I've been holding on OK for now. Things are pretty rocky and I hope my husband starts dealing with his feelings a little more. Had a very uplifting talk with a friend about timing and trusting yourself. Thank goodness I have good people in my life. I hope I can send that kind of care back out one day. Glad you've had a positive week. Hope you got some quality daughter time in.

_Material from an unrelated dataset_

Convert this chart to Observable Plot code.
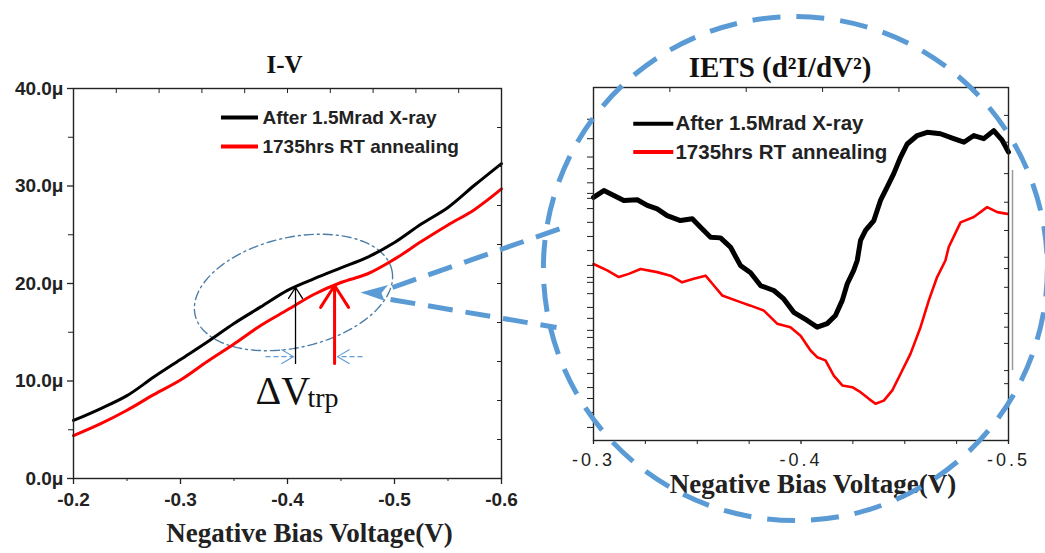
<!DOCTYPE html>
<html>
<head>
<meta charset="utf-8">
<script src="https://cdn.jsdelivr.net/npm/d3@7"></script>
<script src="https://cdn.jsdelivr.net/npm/@observablehq/plot@0.6"></script>
<style>
  html, body { margin: 0; padding: 0; background: #fff; }
  #fig { position: relative; width: 1045px; height: 553px; overflow: hidden; background: #fff; }
  .iets [aria-label="x-axis tick label"] { letter-spacing: 3px; }
</style>
</head>
<body>
<div id="fig"></div>
<script>
// ---------- series ----------
const seriesNames = ["After 1.5Mrad X-ray", "1735hrs RT annealing"];
const seriesColors = ["#000000", "#ff0000"];

// I-V sweep: current in µA against negative bias (V)
const ivVoltage   = [-0.2, -0.225, -0.25, -0.275, -0.3, -0.325, -0.35, -0.375, -0.4, -0.425, -0.45, -0.475, -0.5, -0.525, -0.55, -0.575, -0.6];
const ivAfterXray = [5.95, 7.15, 8.5, 10.4, 12.2, 14.0, 15.9, 17.6, 19.3, 20.5, 21.6, 22.7, 24.2, 26.1, 27.8, 30.1, 32.3];
const ivAnnealed  = [4.4, 5.6, 7.0, 8.6, 10.1, 12.0, 13.8, 15.7, 17.3, 18.9, 20.1, 21.0, 22.5, 24.3, 26.0, 27.6, 29.7];

// IETS (d2I/dV2), arbitrary units
const ietsXrayV = [-0.3, -0.305, -0.3098, -0.3146, -0.3211, -0.3259, -0.3307, -0.3355, -0.3419, -0.3476,
  -0.3516, -0.3564, -0.3612, -0.366, -0.3708, -0.3757, -0.3805, -0.3869, -0.3917, -0.3965,
  -0.403, -0.4078, -0.4126, -0.4166, -0.4199, -0.4223, -0.4254, -0.4271, -0.4287, -0.4311,
  -0.4351, -0.4383, -0.4415, -0.4447, -0.448, -0.4512, -0.456, -0.4608, -0.4672, -0.4736,
  -0.4785, -0.4833, -0.4881, -0.4929, -0.497, -0.5];
const ietsXray = [68.9, 70.8, 69.4, 68.0, 68.2, 66.6, 65.6, 63.7, 62.3, 62.8,
  60.4, 57.6, 57.4, 54.8, 49.6, 47.5, 43.9, 42.5, 40.1, 36.3,
  34.0, 32.1, 33.1, 35.4, 39.7, 44.4, 48.2, 51.0, 56.7, 59.5,
  62.3, 68.0, 71.8, 75.6, 80.3, 84.0, 86.4, 87.3, 86.9, 85.5,
  84.5, 86.4, 85.5, 87.8, 85.0, 81.7];
const ietsAnnealV = [-0.3, -0.3066, -0.3122, -0.317, -0.3227, -0.3307, -0.3371, -0.3427, -0.3483, -0.354,
  -0.358, -0.362, -0.3708, -0.3757, -0.3821, -0.3885, -0.3949, -0.3998, -0.4046, -0.4078,
  -0.4118, -0.4158, -0.4199, -0.4247, -0.4287, -0.4327, -0.4359, -0.4399, -0.444, -0.448,
  -0.4528, -0.4576, -0.4616, -0.4656, -0.4696, -0.4712, -0.4769, -0.4833, -0.4897, -0.4946, -0.4994];
const ietsAnneal = [50.0, 48.2, 46.3, 47.2, 48.6, 47.7, 46.7, 44.8, 45.8, 46.7,
  43.9, 41.1, 39.2, 38.2, 36.8, 33.1, 32.1, 29.7, 25.5, 23.6,
  22.7, 18.4, 15.6, 15.1, 13.7, 11.8, 10.4, 11.3, 14.2, 18.9,
  24.6, 32.1, 39.7, 46.3, 51.0, 54.8, 61.8, 63.3, 66.1, 64.7, 64.2];

// ---------- tick labels ----------
const ivXTicks = [-0.2, -0.3, -0.4, -0.5, -0.6];
const ivXMinor = [-0.25, -0.35, -0.45, -0.55];
const ivXTop = [-0.24, -0.28, -0.32, -0.36, -0.4, -0.44, -0.48, -0.52, -0.56];
const ivYTicks = [0, 10, 20, 30, 40];
const ivYMinor = [5, 15, 25, 35];
const ivYRight = [4, 8, 12, 16, 20, 24, 28, 32, 36];
const ietsXTicks = [-0.3, -0.4, -0.5];
const ietsXMinor = [-0.325, -0.35, -0.375, -0.425, -0.45, -0.475];
const ietsXTop = [-0.3368, -0.3736, -0.4104, -0.4472, -0.484];
const ietsYLeft = [3.7, 7.9, 11.9, 15, 19, 22.9, 26.3, 29.2, 31.2, 34.6, 37.7, 41.6, 44.8, 46.2, 49.6,
  53.8, 57.8, 61.8, 65.7, 68.6, 70, 73, 77, 80.3, 85.5, 91];
const ietsYRight = [16.1, 19.8, 27.5, 32.1, 36, 43.4, 48.7, 51.9, 59.5, 67.5, 75.6, 84.5, 92.1];

// ---------- styling ----------
const sans = "'Liberation Sans', Arial, sans-serif";
const serif = "'Liberation Serif', 'Times New Roman', serif";
const calloutBlue = "#5b9bd5";
const ellipseBlue = "#4d7ea8";
const ink = "#222";

const ivRows = seriesNames.map((name, s) =>
  ivVoltage.map((v, i) => ({v, i: (s === 0 ? ivAfterXray : ivAnnealed)[i], name}))).flat();
const ietsRows = [
  ...ietsXrayV.map((v, i) => ({v, d2: ietsXray[i], name: seriesNames[0]})),
  ...ietsAnnealV.map((v, i) => ({v, d2: ietsAnneal[i], name: seriesNames[1]}))
];

// ---------- I-V annotations (data units) ----------
const ivLegend = seriesNames.map((name, k) => ({name, color: seriesColors[k], i: [37.03, 34.05][k]}));
// dash-dot ring around the trap-affected knee: centre plus two conjugate semi-axes
const trapRing = {v: -0.4056, i: 19.08, a: [-0.0919, 2.33], b: [-0.0116, -5.5]};
const ringPts = d3.range(0, 2 * Math.PI + 0.05, 0.05).map(t => ({
  v: trapRing.v + trapRing.a[0] * Math.cos(t) + trapRing.b[0] * Math.sin(t),
  i: trapRing.i + trapRing.a[1] * Math.cos(t) + trapRing.b[1] * Math.sin(t)
}));
const shiftArrowBlack = [{v: -0.4075, i1: 11.8, i2: 19.6}];
const shiftArrowRed = [{v: -0.4440, i1: 11.8, i2: 19.8}];
const shiftMarkers = [
  {v1: -0.3794, v2: -0.4055, i: 12.5, dir: "right"},
  {v1: -0.4701, v2: -0.4468, i: 12.5, dir: "left"}
];
const calloutTip = [{v: -0.4682, i: 19.08}];
const calloutRays = [
  {v1: -0.4981, i1: 19.59, v2: -0.6607, i2: 25.85},
  {v1: -0.4963, i1: 18.36, v2: -0.6514, i2: 15.49}
];
// swept arrowhead, tip at the origin, pointing left
const sweptHead = {
  draw(ctx, size) {
    const r = Math.sqrt(size / Math.PI);
    ctx.moveTo(0, 0);
    ctx.lineTo(2.3 * r, -0.62 * r);
    ctx.lineTo(1.75 * r, 0.05 * r);
    ctx.lineTo(2.0 * r, 0.7 * r);
    ctx.closePath();
  }
};
// open chevrons, tip at the origin
const chevron = sign => ({
  draw(ctx, size) {
    const r = Math.sqrt(size / Math.PI);
    ctx.moveTo(-sign * r, -0.6 * r);
    ctx.lineTo(0, 0);
    ctx.lineTo(-sign * r, 0.6 * r);
  }
});

const axisFont = {fontFamily: sans, fontWeight: "bold", fontSize: 19, fill: ink, stroke: ink};

const ivPlot = Plot.plot({
  width: 545, height: 553,
  marginLeft: 73, marginRight: 44, marginTop: 88, marginBottom: 75,
  style: "position:absolute;left:0;top:0;overflow:visible;background:transparent;",
  x: {domain: [-0.2, -0.6]},
  y: {domain: [0, 40]},
  color: {type: "identity"},
  marks: [
    Plot.line(ringPts, {x: "v", y: "i", stroke: ellipseBlue, strokeWidth: 1.4, strokeDasharray: "9,4,2,4"}),
    Plot.line(ivRows, {x: "v", y: "i", z: "name", stroke: d => seriesColors[seriesNames.indexOf(d.name)], strokeWidth: 3, curve: "catmull-rom"}),
    Plot.frame({stroke: ink, strokeWidth: 1.4}),
    Plot.axisX(ivXTicks, {anchor: "bottom", tickSize: 6, tickPadding: 8, tickFormat: d => d.toFixed(1), label: null, ...axisFont, strokeWidth: 1.3}),
    Plot.axisX(ivXMinor, {anchor: "bottom", tickSize: 3, tickFormat: () => "", label: null, stroke: ink}),
    Plot.axisX(ivXTop, {anchor: "top", tickSize: -4, tickFormat: () => "", label: null, stroke: ink}),
    Plot.axisY(ivYTicks, {anchor: "left", tickSize: 6, tickPadding: 4, tickFormat: d => d.toFixed(1) + "μ", label: null, ...axisFont, strokeWidth: 1.3}),
    Plot.axisY(ivYMinor, {anchor: "left", tickSize: 5, tickFormat: () => "", label: null, stroke: ink}),
    Plot.axisY(ivYRight, {anchor: "right", tickSize: -5, tickFormat: () => "", label: null, stroke: ink}),
    // legend
    Plot.ruleY(ivLegend, {y: "i", x1: -0.3383, x2: -0.3729, stroke: "color", strokeWidth: 4}),
    Plot.text(ivLegend, {y: "i", x: -0.3766, text: "name", textAnchor: "start", lineAnchor: "middle",
      fontFamily: sans, fontWeight: "bold", fontSize: 19, fill: ink}),
    // threshold shift markers
    Plot.arrow(shiftArrowBlack, {x: "v", y1: "i1", y2: "i2", stroke: "#000", strokeWidth: 1.3, headLength: 15, headAngle: 65}),
    Plot.arrow(shiftArrowRed, {x: "v", y1: "i1", y2: "i2", stroke: "#ff0000", strokeWidth: 3, headLength: 15, headAngle: 65}),
    Plot.link(shiftMarkers, {x1: "v1", x2: "v2", y1: "i", y2: "i", stroke: calloutBlue, strokeWidth: 1.1, strokeDasharray: "5,3"}),
    Plot.dot(shiftMarkers.filter(d => d.dir === "right"), {x: "v2", y: "i", symbol: chevron(1), r: 12, fill: "none", stroke: calloutBlue, strokeWidth: 1.1}),
    Plot.dot(shiftMarkers.filter(d => d.dir === "left"), {x: "v2", y: "i", symbol: chevron(-1), r: 12, fill: "none", stroke: calloutBlue, strokeWidth: 1.1}),
    Plot.text(["ΔV"], {x: -0.3701, y: 7.59, textAnchor: "start", lineAnchor: "bottom", fontFamily: serif, fontSize: 40, fill: "#111"}),
    Plot.text(["trp"], {x: -0.4187, y: 7.3, textAnchor: "start", lineAnchor: "bottom", fontFamily: serif, fontSize: 28, fill: "#111"}),
    // zoom callout towards the IETS panel
    Plot.link(calloutRays, {x1: "v1", y1: "i1", x2: "v2", y2: "i2", stroke: calloutBlue, strokeWidth: 5, strokeDasharray: "25,13"}),
    Plot.dot(calloutTip, {x: "v", y: "i", symbol: sweptHead, r: 12, fill: calloutBlue, stroke: "none"}),
    // titles
    Plot.text(["I-V"], {frameAnchor: "top", dx: -3, dy: -16, lineAnchor: "bottom", fontFamily: serif, fontWeight: "bold", fontSize: 25, fill: "#111"}),
    Plot.text(["Negative Bias Voltage(V)"], {frameAnchor: "bottom", dx: 22, dy: 63, lineAnchor: "bottom", fontFamily: serif, fontWeight: "bold", fontSize: 27, fill: ink})
  ]
});

const ietsLegend = seriesNames.map((name, k) => ({name, color: seriesColors[k], d2: [89.7, 81.7][k]}));
const zoomRing = [{v: -0.3973, d2: 48.7}];

const ietsPlot = Plot.plot({
  width: 515, height: 553,
  marginLeft: 63, marginRight: 37, marginTop: 87, marginBottom: 113,
  className: "iets",
  style: "position:absolute;left:530px;top:0;overflow:visible;background:transparent;",
  x: {domain: [-0.3, -0.5]},
  y: {domain: [0, 100]},
  color: {type: "identity"},
  marks: [
    Plot.line(ietsRows.filter(d => d.name === seriesNames[1]), {x: "v", y: "d2", stroke: seriesColors[1], strokeWidth: 2.6}),
    Plot.line(ietsRows.filter(d => d.name === seriesNames[0]), {x: "v", y: "d2", stroke: seriesColors[0], strokeWidth: 5, strokeLinejoin: "round"}),
    Plot.frame({stroke: ink, strokeWidth: 1.4}),
    Plot.ruleX([-0.5], {y1: 19.8, y2: 76.5, dx: 4, stroke: "#999", strokeWidth: 1.5}),
    Plot.axisX(ietsXTicks, {anchor: "bottom", tickSize: 4, tickPadding: 9, tickFormat: d => d.toFixed(1), label: null,
      fontFamily: sans, fontSize: 18, fill: ink, stroke: ink, strokeWidth: 1.3}),
    Plot.axisX(ietsXMinor, {anchor: "bottom", tickSize: 4, tickFormat: () => "", label: null, stroke: ink}),
    Plot.axisX(ietsXTop, {anchor: "top", tickSize: -4, tickFormat: () => "", label: null, stroke: ink}),
    Plot.axisY(ietsYLeft, {anchor: "left", tickSize: 6, tickFormat: () => "", label: null, stroke: ink}),
    Plot.axisY(ietsYRight, {anchor: "right", tickSize: -5, tickFormat: () => "", label: null, stroke: ink}),
    Plot.ruleY(ietsLegend, {y: "d2", x1: -0.3194, x2: -0.3387, stroke: "color", strokeWidth: 4}),
    Plot.text(ietsLegend, {y: "d2", x: -0.3395, text: "name", textAnchor: "start", lineAnchor: "middle",
      fontFamily: sans, fontWeight: "bold", fontSize: 20.5, fill: ink}),
    Plot.text(["IETS (d²I/dV²)"], {frameAnchor: "top", dx: -21, dy: -11, lineAnchor: "bottom", fontFamily: serif, fontWeight: "bold", fontSize: 29, fill: "#111"}),
    Plot.text(["Negative Bias Voltage(V)"], {frameAnchor: "bottom", dx: 12, dy: 52, lineAnchor: "bottom", fontFamily: serif, fontWeight: "bold", fontSize: 27, fill: ink}),
    // magnifier ring
    Plot.dot(zoomRing, {x: "v", y: "d2", r: 252, fill: "none", stroke: calloutBlue, strokeWidth: 5, strokeDasharray: "28,16"})
  ]
});

const fig = document.getElementById("fig");
fig.appendChild(ivPlot);
fig.appendChild(ietsPlot);
</script>
</body>
</html>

Thank you! And sorry for the delay My husband and I knew that at the end of the break in January (when my lease is up) we would assess our next step. But we also knew that likely we would know our next step before then and would call it if we get to that point. I am very close. I am not sure how much more validation I need. Maybe just physically experimenting for full validation, but otherwise I am pretty much there. I wouldn’t be surprised if we have the talk in a couple weeks. We would love to know what is happening by Christmas. At that point he would tell his family everything and we would not spend it together. I completely agree with finding someone to share roles with. I would love things to feel equal and that we both take care of each other. I guess I am just realizing that with my personality I think I would function better in a relationship with someone who is not a “stronger” personality than myself. An equalness in dominance sounds perfect.